Prediction with small tiles

Lydorn / mapalignment

Aligning and Updating Cadaster Maps with Remote Sensing Images

Other

73 stars 13 forks source link

Prediction with small tiles #8

Closed cthnguyen closed 4 years ago

cthnguyen commented 4 years ago

Hello,

I am trying to predict using your github with the main.py. I noticed that it works great with a big geotiff image (for example 4000*4000 image), but once the size of the image decrease, there is a warning error (WARNING: image patch should have spatial shape (220, 220) instead of (152, 152). Adapt patch size accordingly) and the prediction is less precise.

Is there a minimum image size needed ? Or do I need to modify a downsampling function somewhere ?

Thanks a lot !

MathisMohand commented 4 years ago

Hi,

The neural network resizes the image to the size 220x220, so bigger images are not an issue, but I think you should at least have this size for your images

Lydorn commented 4 years ago

Hi,

There is indeed a minimum image size. The network was trained on 220x220px patches and so expects inputs of that size. But what you must also take into account is that the network is applied at different resolutions. So the input image is downsized by factors of 8, 4, 2 and 1. As such the input image should have at least size 220*8=1760px so that the network's input size is maintained to be 220px when downsizing with factor 8. If your image is smaller than that you can try padding it to be at least 1760px, I'm not sure how the network will perform though because it has never seen padding in training and that might throw it off...

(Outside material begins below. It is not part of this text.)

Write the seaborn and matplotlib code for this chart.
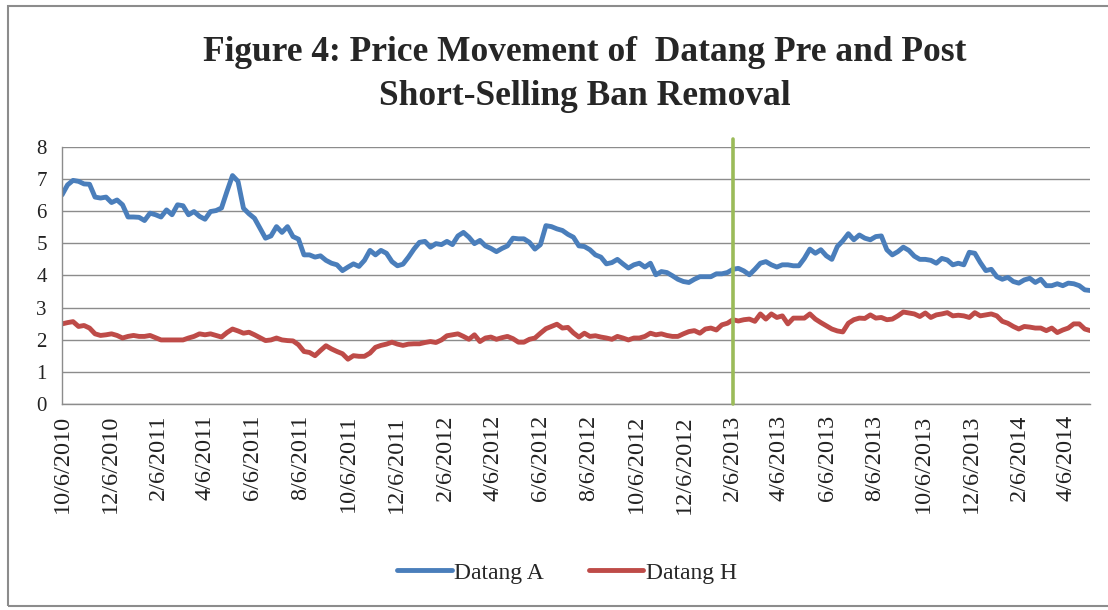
import pandas as pd
import matplotlib.pyplot as plt
import seaborn as sns
from matplotlib.patches import Rectangle

# weekly closing prices, first week starts 10/6/2010
start_date = "2010-10-06"

datang_a = [
    6.51, 6.82, 6.96, 6.93, 6.85, 6.84, 6.44, 6.41, 6.44, 6.27,
    6.35, 6.20, 5.82, 5.82, 5.81, 5.71, 5.94, 5.89, 5.82, 6.04,
    5.89, 6.20, 6.17, 5.89, 5.99, 5.84, 5.75, 5.99, 6.02, 6.10,
    6.62, 7.11, 6.93, 6.09, 5.92, 5.78, 5.47, 5.16, 5.23, 5.52,
    5.34, 5.52, 5.21, 5.13, 4.64, 4.64, 4.57, 4.61, 4.47, 4.38,
    4.33, 4.15, 4.26, 4.36, 4.28, 4.47, 4.78, 4.64, 4.78, 4.69,
    4.43, 4.30, 4.35, 4.57, 4.82, 5.03, 5.06, 4.88, 4.99, 4.96,
    5.06, 4.96, 5.23, 5.34, 5.19, 4.99, 5.09, 4.92, 4.84, 4.74,
    4.84, 4.92, 5.16, 5.14, 5.14, 5.03, 4.82, 4.96, 5.55, 5.52,
    5.45, 5.40, 5.28, 5.19, 4.92, 4.90, 4.80, 4.64, 4.57, 4.36,
    4.40, 4.50, 4.36, 4.23, 4.33, 4.38, 4.26, 4.38, 4.02, 4.12,
    4.09, 3.99, 3.88, 3.81, 3.78, 3.88, 3.96, 3.96, 3.96, 4.05,
    4.05, 4.09, 4.19, 4.22, 4.14, 4.02, 4.19, 4.38, 4.43, 4.33,
    4.26, 4.33, 4.33, 4.30, 4.30, 4.53, 4.82, 4.69, 4.80, 4.61,
    4.50, 4.90, 5.08, 5.30, 5.11, 5.26, 5.16, 5.11, 5.21, 5.23,
    4.80, 4.64, 4.74, 4.88, 4.78, 4.60, 4.50, 4.50, 4.47, 4.38,
    4.53, 4.48, 4.33, 4.38, 4.33, 4.72, 4.69, 4.40, 4.15, 4.19,
    3.96, 3.88, 3.94, 3.81, 3.76, 3.86, 3.91, 3.78, 3.88, 3.68,
    3.68, 3.74, 3.68, 3.76, 3.74, 3.68, 3.55, 3.53,
]

datang_h = [
    2.49, 2.53, 2.56, 2.41, 2.44, 2.36, 2.18, 2.13, 2.15, 2.18,
    2.13, 2.05, 2.10, 2.13, 2.10, 2.10, 2.13, 2.06, 1.99, 1.99,
    1.99, 1.99, 1.99, 2.05, 2.10, 2.18, 2.15, 2.18, 2.13, 2.08,
    2.22, 2.33, 2.27, 2.20, 2.23, 2.15, 2.06, 1.97, 1.99, 2.05,
    1.99, 1.97, 1.96, 1.84, 1.63, 1.60, 1.50, 1.66, 1.81, 1.71,
    1.63, 1.56, 1.39, 1.50, 1.48, 1.48, 1.58, 1.76, 1.82, 1.86,
    1.92, 1.86, 1.82, 1.86, 1.87, 1.87, 1.91, 1.94, 1.91, 1.99,
    2.12, 2.15, 2.18, 2.10, 2.01, 2.15, 1.94, 2.05, 2.08, 2.01,
    2.06, 2.10, 2.03, 1.92, 1.92, 2.01, 2.05, 2.20, 2.34, 2.41,
    2.48, 2.36, 2.38, 2.21, 2.08, 2.20, 2.10, 2.12, 2.08, 2.05,
    2.01, 2.10, 2.05, 1.99, 2.05, 2.05, 2.10, 2.20, 2.15, 2.18,
    2.13, 2.10, 2.10, 2.18, 2.25, 2.28, 2.20, 2.33, 2.36, 2.30,
    2.46, 2.51, 2.62, 2.58, 2.62, 2.64, 2.57, 2.80, 2.64, 2.80,
    2.69, 2.74, 2.49, 2.67, 2.67, 2.67, 2.80, 2.64, 2.53, 2.43,
    2.33, 2.27, 2.24, 2.51, 2.62, 2.67, 2.66, 2.77, 2.67, 2.69,
    2.62, 2.64, 2.74, 2.86, 2.83, 2.80, 2.72, 2.83, 2.69, 2.77,
    2.80, 2.84, 2.74, 2.76, 2.74, 2.69, 2.84, 2.74, 2.77, 2.80,
    2.74, 2.57, 2.51, 2.41, 2.33, 2.41, 2.39, 2.36, 2.36, 2.28,
    2.36, 2.22, 2.30, 2.36, 2.49, 2.49, 2.33, 2.28,
]

tick_labels = [
    "10/6/2010", "12/6/2010", "2/6/2011", "4/6/2011", "6/6/2011", "8/6/2011",
    "10/6/2011", "12/6/2011", "2/6/2012", "4/6/2012", "6/6/2012", "8/6/2012",
    "10/6/2012", "12/6/2012", "2/6/2013", "4/6/2013", "6/6/2013", "8/6/2013",
    "10/6/2013", "12/6/2013", "2/6/2014", "4/6/2014",
]
y_ticks = [0, 1, 2, 3, 4, 5, 6, 7, 8]
ban_removal = "2013-02-06"

weeks = pd.date_range(start_date, periods=len(datang_a), freq="7D")
df = pd.DataFrame({"date": weeks, "Datang A": datang_a, "Datang H": datang_h})
long = df.melt(id_vars="date", var_name="series", value_name="price")

sns.set_style("white")
plt.rcParams["font.family"] = ["Liberation Serif", "DejaVu Serif"]

fig = plt.figure(figsize=(11.08, 6.10), dpi=100)
ax = fig.add_axes([0.056, 0.338, 0.928, 0.421])

sns.lineplot(data=long, x="date", y="price", hue="series",
             palette=["#4A7EBB", "#BE4B48"], linewidth=3.5, ax=ax, legend=False)

# ban removal marker
ban = pd.Timestamp(ban_removal)
ax.plot([ban, ban], [0, 8.25], color="#9BBB59", lw=2.6, clip_on=False, zorder=5)

ax.set_xlim(weeks[0], weeks[-1])
ax.set_ylim(0, 8)
ax.set_yticks(y_ticks)
ax.set_xticks(pd.to_datetime(tick_labels, format="%m/%d/%Y"))
ax.set_xticklabels(tick_labels, rotation=90)
ax.set_xlabel("")
ax.set_ylabel("")

ax.grid(axis="y", color="#8C8C8C", lw=1)
ax.grid(axis="x", visible=False)
for side in ["top", "right"]:
    ax.spines[side].set_visible(False)
for side in ["left", "bottom"]:
    ax.spines[side].set_color("#8C8C8C")
    ax.spines[side].set_linewidth(1)
ax.tick_params(axis="both", direction="out", length=5, color="#8C8C8C",
               width=1, labelsize=15, labelcolor="#222222")
ax.tick_params(axis="y", pad=6)
ax.tick_params(axis="x", pad=3, labelsize=17.5)

fig.text(0.528, 0.878, "Figure 4: Price Movement of  Datang Pre and Post\nShort-Selling Ban Removal",
         ha="center", va="center", fontsize=25.5, fontweight="bold", linespacing=1.42)

fig.legend(handles=ax.lines[:2], labels=["Datang A", "Datang H"], loc="center",
           bbox_to_anchor=(0.512, 0.061), ncol=2, frameon=False, fontsize=17,
           handlelength=2.3, handletextpad=0.12, columnspacing=1.9)

fig.patches.append(Rectangle((8 / 1108, 4 / 610), 1.2, 1 - 10 / 610,
                             transform=fig.transFigure, fill=False,
                             edgecolor="#8C8C8C", lw=1.5))

fig.savefig("out.png", dpi=100)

cthnguyen commented 4 years ago

Hello, Thank you all for your answers. Actually, I found the answer, it also depends on the size of your pixel size. On the function downsample_data on multires_pipeline.py, the scale factor also depends on the pixel_size:

def downsample_data(image, metadata, polygons, factor, reference_pixel_size):
    corrected_factor = factor * reference_pixel_size / metadata["pixelsize"]
    scale = 1 / corrected_factor
    downsampled_image, downsampled_polygons = rescale_data(image, polygons, scale)
    return downsampled_image, downsampled_polygons

And I tried with smaller images, if the image is not at least of size 220*220 for a given resolution, it does not predict for that resolution. I didn't tried with padding though.

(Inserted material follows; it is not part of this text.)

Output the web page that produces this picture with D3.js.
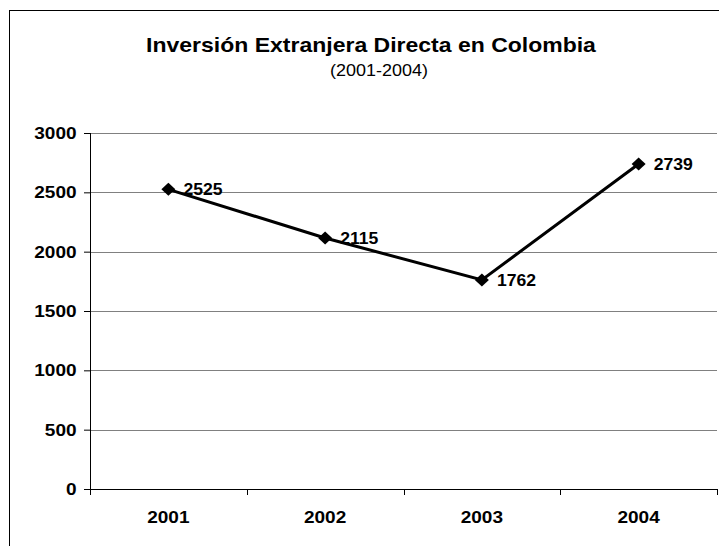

Lydorn commented 4 years ago

Ah yes you are right I forgot about the pixel size :-) You can then try changing the pixel size to avoid padding. The networks should be able to generalize to different pixel size, as long as they are not widely different. What is the image size you want to use and what is it's pixel size?

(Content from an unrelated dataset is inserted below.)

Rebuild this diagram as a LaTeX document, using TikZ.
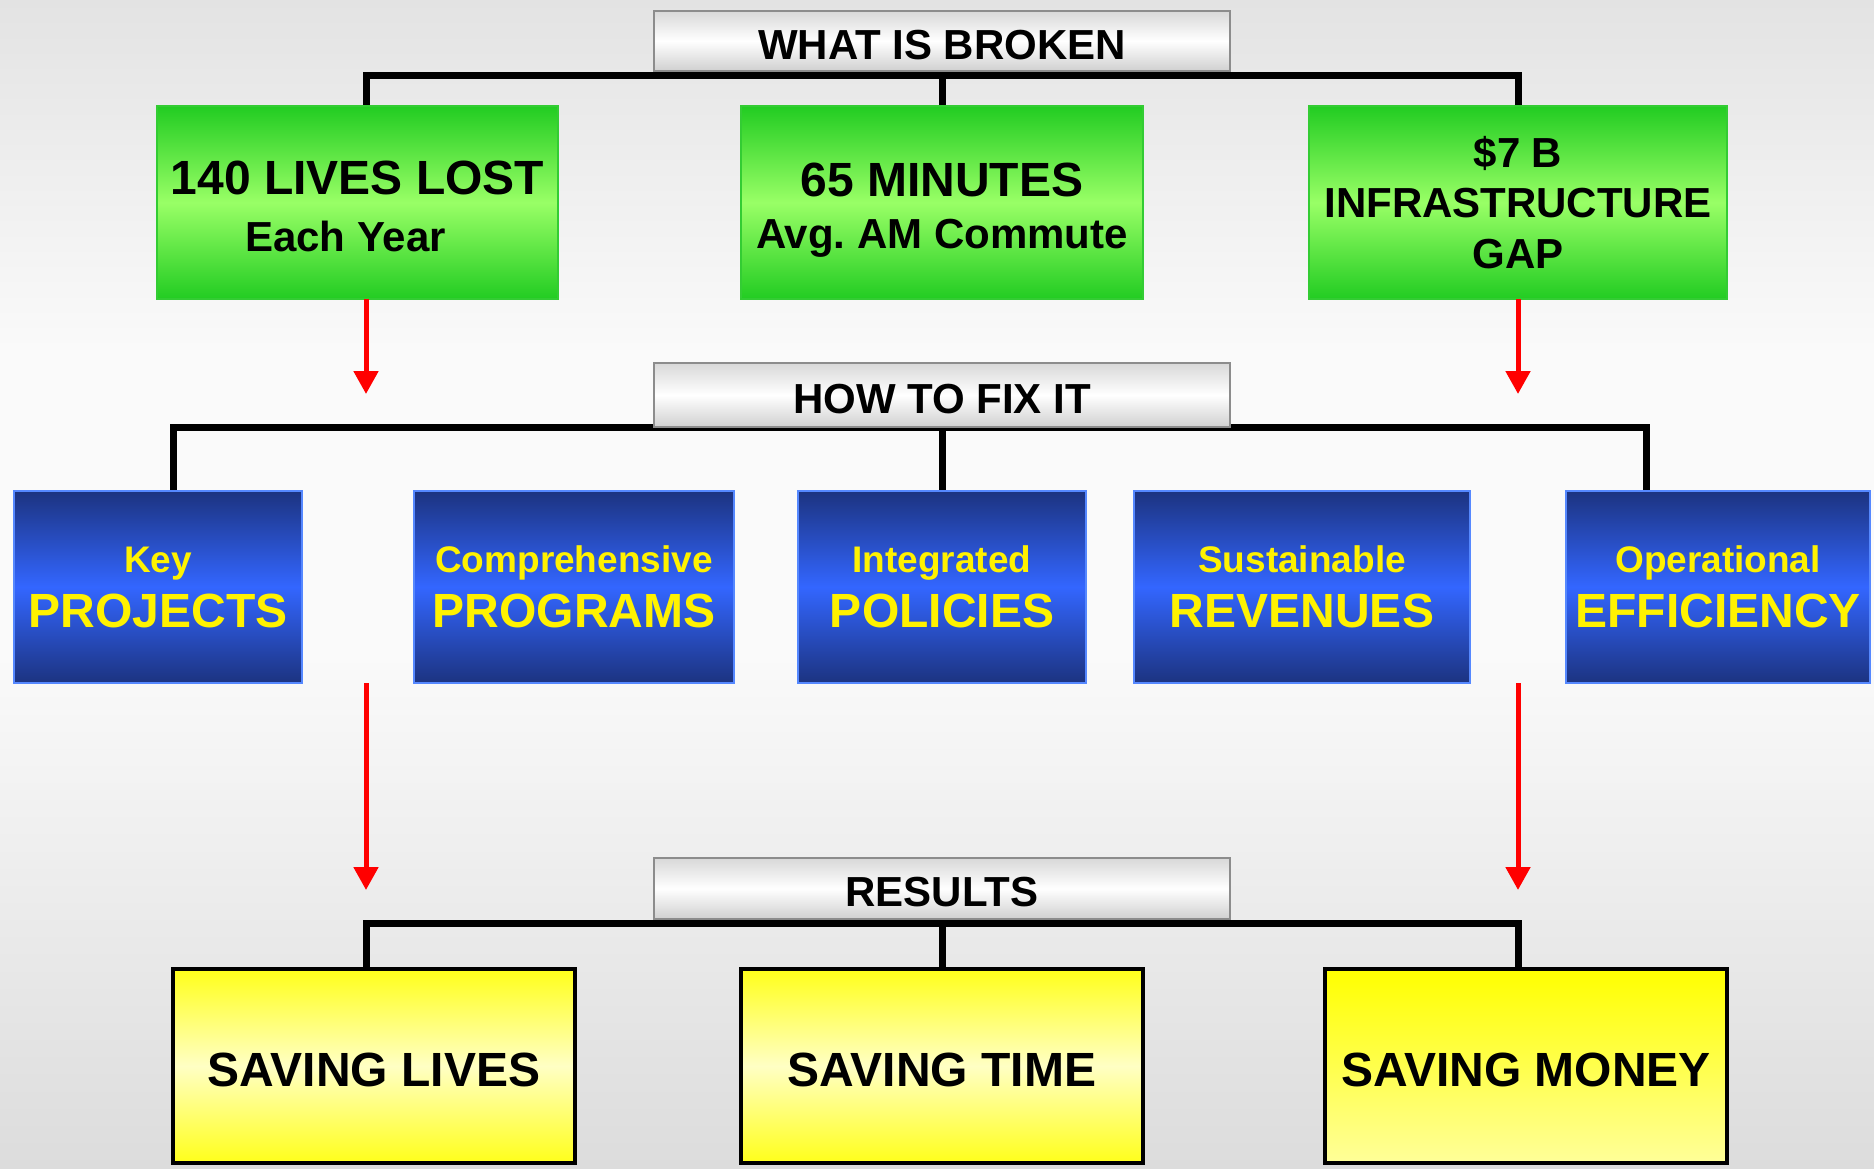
\documentclass[tikz,border=0pt]{standalone}
\usepackage{fontspec}
\setmainfont{Liberation Sans}
\usetikzlibrary{arrows.meta}
\definecolor{bgT}{HTML}{E3E3E3}
\definecolor{bgM}{HTML}{FAFAFA}
\definecolor{bgB}{HTML}{DCDCDC}
\definecolor{grnT}{HTML}{22CC22}
\definecolor{grnM}{HTML}{99FF66}
\definecolor{grnB}{HTML}{33CC33}
\definecolor{bluT}{HTML}{1C3380}
\definecolor{bluM}{HTML}{3366FF}
\definecolor{bluB}{HTML}{5588FF}
\definecolor{ylwT}{HTML}{FFFF1A}
\definecolor{ylwM}{HTML}{FFFFC4}
\definecolor{ylwP}{HTML}{FFFF99}
\definecolor{lblT}{HTML}{D8D8D8}
\definecolor{lblB}{HTML}{D0D0D0}
\definecolor{lblD}{HTML}{8C8C8C}
\definecolor{arrowred}{HTML}{FF0000}
\pgfdeclareverticalshading{bgshade}{100bp}{color(0bp)=(bgB); color(25bp)=(bgB); color(47bp)=(bgM); color(60bp)=(bgM); color(75bp)=(bgT); color(100bp)=(bgT)}
\pgfdeclarelayer{back}
\pgfdeclarelayer{mid}
\pgfsetlayers{back,mid,main}
\newcommand\tsize[2]{\fontsize{#1}{#2}\selectfont}
\frenchspacing

\begin{document}
\begin{tikzpicture}[x=1pt,y=-1pt,
 box/.style={draw, line width=2pt, inner sep=0pt, outer sep=0pt, align=center, font=\bfseries},
 lbl/.style={box, draw=lblD, top color=lblT, bottom color=lblB, middle color=white, minimum width=576pt, text height=36pt, text depth=0pt, font=\bfseries\tsize{42pt}{50pt}},
 greenbox/.style={box, draw=grnB, top color=grnT, bottom color=grnT, middle color=grnM, minimum height=193pt},
 bluebox/.style={box, draw=bluB, top color=bluT, bottom color=bluT, middle color=bluM, minimum height=192pt, text=yellow, font=\bfseries\tsize{37pt}{55pt}},
 yellowbox/.style={box, draw=black, line width=4pt, minimum width=402pt, minimum height=194pt, text height=40pt, text depth=0pt, font=\bfseries\tsize{48pt}{57pt}},
 bar/.style={line width=7pt, draw=black},
 redarrow/.style={draw=arrowred, line width=5pt, -{Triangle[width=24pt,length=23pt]}}
]
\useasboundingbox (0,0) rectangle (1874,1168);
\begin{pgfonlayer}{back}
\path[shading=bgshade] (0,0) rectangle (1874,1168);
\end{pgfonlayer}

% top level
\node[lbl, minimum height=60pt] (broken) at (942,41) {WHAT IS BROKEN};
\node[greenbox, minimum width=401pt, font=\bfseries\tsize{42pt}{57pt}] (g1) at (357.5,202.5)
  {{\tsize{48pt}{57pt}\rule{0pt}{40.5pt}140 LIVES LOST}\\Each Year\hspace*{24pt}};
\node[greenbox, minimum width=402pt, font=\bfseries\tsize{42pt}{52pt}] (g2) at (942,202.5)
  {{\tsize{48pt}{52pt}\rule{0pt}{48pt}65 MINUTES}\\Avg. AM Commute};
\node[greenbox, minimum width=418pt, font=\bfseries\tsize{42pt}{50.5pt}] (g3) at (1518,202.5)
  {\$7 B\\INFRASTRUCTURE\\GAP};

% middle level
\node[lbl, minimum height=64pt] (fix) at (942,395) {HOW TO FIX IT};
\node[bluebox, minimum width=288pt] (b1) at (158,587) {Key\\{\tsize{48pt}{55pt}PROJECTS}};
\node[bluebox, minimum width=320pt] (b2) at (574,587) {Comprehensive\\{\tsize{48pt}{55pt}PROGRAMS}};
\node[bluebox, minimum width=288pt] (b3) at (942,587) {Integrated\\{\tsize{48pt}{55pt}POLICIES}};
\node[bluebox, minimum width=336pt] (b4) at (1302,587) {Sustainable\\{\tsize{48pt}{55pt}REVENUES}};
\node[bluebox, minimum width=304pt] (b5) at (1718,587) {Operational\\{\tsize{48pt}{55pt}EFFICIENCY}};

% bottom level
\node[lbl, minimum height=61pt] (results) at (942,888.5) {RESULTS};
\node[yellowbox, top color=ylwT, bottom color=ylwT, middle color=ylwM] (y1) at (374,1066) {SAVING LIVES};
\node[yellowbox, top color=ylwT, bottom color=ylwT, middle color=ylwM] (y2) at (942,1066) {SAVING TIME};
\node[yellowbox, top color=yellow, bottom color=ylwP] (y3) at (1526,1066) {SAVING MONEY};

% bars
\coordinate (colL) at (366,0);
\coordinate (colR) at (1518,0);
\coordinate (colA) at (173,0);
\coordinate (colE) at (1646,0);
\coordinate (brokenbar) at (942,75);
\coordinate (fixbar) at (942,427);
\coordinate (resbar) at (942,923);
\begin{pgfonlayer}{mid}
\draw[bar] (colL |- g1.north) |- (brokenbar) -| (colR |- g3.north);
\draw[bar] (brokenbar) -- (g2.north);
\draw[bar] (colA |- b1.north) |- (fixbar) -| (colE |- b5.north);
\draw[bar] (fixbar) -- (b3.north);
\draw[bar] (colL |- y1.north) |- (resbar) -| (colR |- y3.north);
\draw[bar] (resbar) -- (y2.north);
\end{pgfonlayer}

% red arrows
\coordinate (tipL1) at (366,394);
\coordinate (tipR1) at (1518,394);
\coordinate (startL2) at (366,683);
\coordinate (startR2) at (1518,683);
\coordinate (tipL2) at (366,890);
\coordinate (tipR2) at (1518,890);
\draw[redarrow] (colL |- g1.south) -- (tipL1);
\draw[redarrow] (colR |- g3.south) -- (tipR1);
\draw[redarrow] (startL2) -- (tipL2);
\draw[redarrow] (startR2) -- (tipR2);
\end{tikzpicture}
\end{document}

cthnguyen commented 4 years ago

I have image tiles 256*256 and my pixel size is 0.2. But most likely I need bigger images to be able to train at all resolution :)

Lydorn commented 4 years ago

Well it depends on the maximum misalignment you want your final model (which includes the multi-resolution approach with multiple networks to train) to handle. If your maximum misalignment is below 8px you can try training a single model with no downsampling. I'm not sure it would work for higher displacements but you can always try. Also since you are training the models you can change the input size of the models you train by changing the relevant parameters in the config.json file. For exemple when using downsampling factor 8, you can train a model with input size 32. Then with downsampling factor 4 use input size 64, etc. The different models in the multi-resolution approach do not need to have the same input size. I didn't test the inference code for that case but if for some reason it does not work it would be easily fixable.